In Grade 1 it can be hard, as there is a difference in what most students can write on the computer as compared to using a pencil and paper.  Many young children are still developing their fine motor skills, so making uppercase and lowercase letters on the computer is much easier than it is with a pencil.  Students just need to learn where the Shift button is on the keyboard, but now that they know this, most students are far more consistent at using conventions when word processing as compared to when writing.  Many of the children also enjoy using the computer more for writing activities, and this motivation also plays an important role in what they produce.  I think of myself as an adult, and if I want to do something, I am more likely to do a good job at it, and students are the same way. 

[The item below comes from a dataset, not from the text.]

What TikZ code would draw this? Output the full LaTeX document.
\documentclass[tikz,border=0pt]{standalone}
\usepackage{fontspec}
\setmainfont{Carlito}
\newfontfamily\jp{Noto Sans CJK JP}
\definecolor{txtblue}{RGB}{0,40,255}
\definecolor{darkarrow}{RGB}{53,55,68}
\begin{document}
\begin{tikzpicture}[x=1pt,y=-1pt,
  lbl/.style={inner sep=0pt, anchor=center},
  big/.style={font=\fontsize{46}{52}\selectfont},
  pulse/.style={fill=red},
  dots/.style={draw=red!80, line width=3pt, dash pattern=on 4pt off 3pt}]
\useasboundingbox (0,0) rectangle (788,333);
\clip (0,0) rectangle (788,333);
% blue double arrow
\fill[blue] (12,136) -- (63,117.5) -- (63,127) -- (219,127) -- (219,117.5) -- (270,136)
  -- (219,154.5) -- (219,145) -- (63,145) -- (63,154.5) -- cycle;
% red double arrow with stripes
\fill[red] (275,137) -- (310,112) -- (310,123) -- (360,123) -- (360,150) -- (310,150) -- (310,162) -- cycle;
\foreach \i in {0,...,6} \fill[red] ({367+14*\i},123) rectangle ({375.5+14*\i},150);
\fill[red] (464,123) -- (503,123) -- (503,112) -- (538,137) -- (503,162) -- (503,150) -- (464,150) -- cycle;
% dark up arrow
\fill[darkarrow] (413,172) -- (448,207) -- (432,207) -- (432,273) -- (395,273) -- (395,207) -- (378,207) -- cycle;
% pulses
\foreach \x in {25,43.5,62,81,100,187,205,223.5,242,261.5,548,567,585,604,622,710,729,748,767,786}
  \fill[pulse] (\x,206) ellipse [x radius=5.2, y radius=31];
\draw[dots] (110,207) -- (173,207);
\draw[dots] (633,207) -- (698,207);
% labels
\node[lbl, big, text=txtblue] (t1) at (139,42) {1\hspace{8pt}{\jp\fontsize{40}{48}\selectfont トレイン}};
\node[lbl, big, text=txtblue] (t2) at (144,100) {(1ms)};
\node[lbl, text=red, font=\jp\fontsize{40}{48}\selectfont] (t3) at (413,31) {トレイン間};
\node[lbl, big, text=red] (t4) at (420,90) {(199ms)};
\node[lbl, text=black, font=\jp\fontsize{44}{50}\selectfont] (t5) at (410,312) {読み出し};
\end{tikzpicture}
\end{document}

With improved conventions coupled with the same good ideas that students were writing about with a pencil and paper, what they’re writing is significantly better than it was before, and this does tend to result in higher marks on any rubric or checklist that I may use. 

Do not just take my word for this though: have a look at some of the summaries that my students completed on Friday for their Friday Journal.  All week, we read The Hat by Jan Brett.  For Friday’s activity, the students needed to write about the main ideas in the book.  They are supposed to use this summary to help retell the story using the puppets that they made on Wednesday.  Students were provided with a copy of the book to share with a partner, and they could also use the Word Wall, their dictionaries, and the Wordle that we completed on Thursday to help them write their summaries.  To prepare them for future writing as part of DRA (the Developmental Reading Assessment), they were given the format of first, then, next, and finally to help with the retelling process.  While almost all of the students wanted to write their summaries on Google Docs, I only had eight computers to use, so I chose eight students to write them on the computers, with the promise that the other students could do this next week if they wanted. 

This was one of the biggest writing activities that we have completed so far in Grade 1, and the results were amazing.  It is incredible to think that most of the students are now using punctuation, capitals, and spaces correctly.  While before they were writing using predominantly initial and final sounds, now many of them are using conventional spelling or close approximations.  I know that I can’t attribute all of this growth to technology, but my students seem to be far more consistent when using the computer to write, and I do need to take this into consideration.

For others out there that use computers and/or SMART Boards for writing activities, what do you find?  Are your students better writers when using technology?  When assessing or evaluating what they complete, are you able to separate the technology aspect from the writing aspect, and if you so, what do you find?  I know that I’ve suggested here why I get these results, but does anybody else have any thoughts on why you get the results that you do?  I would love to hear what you have to say!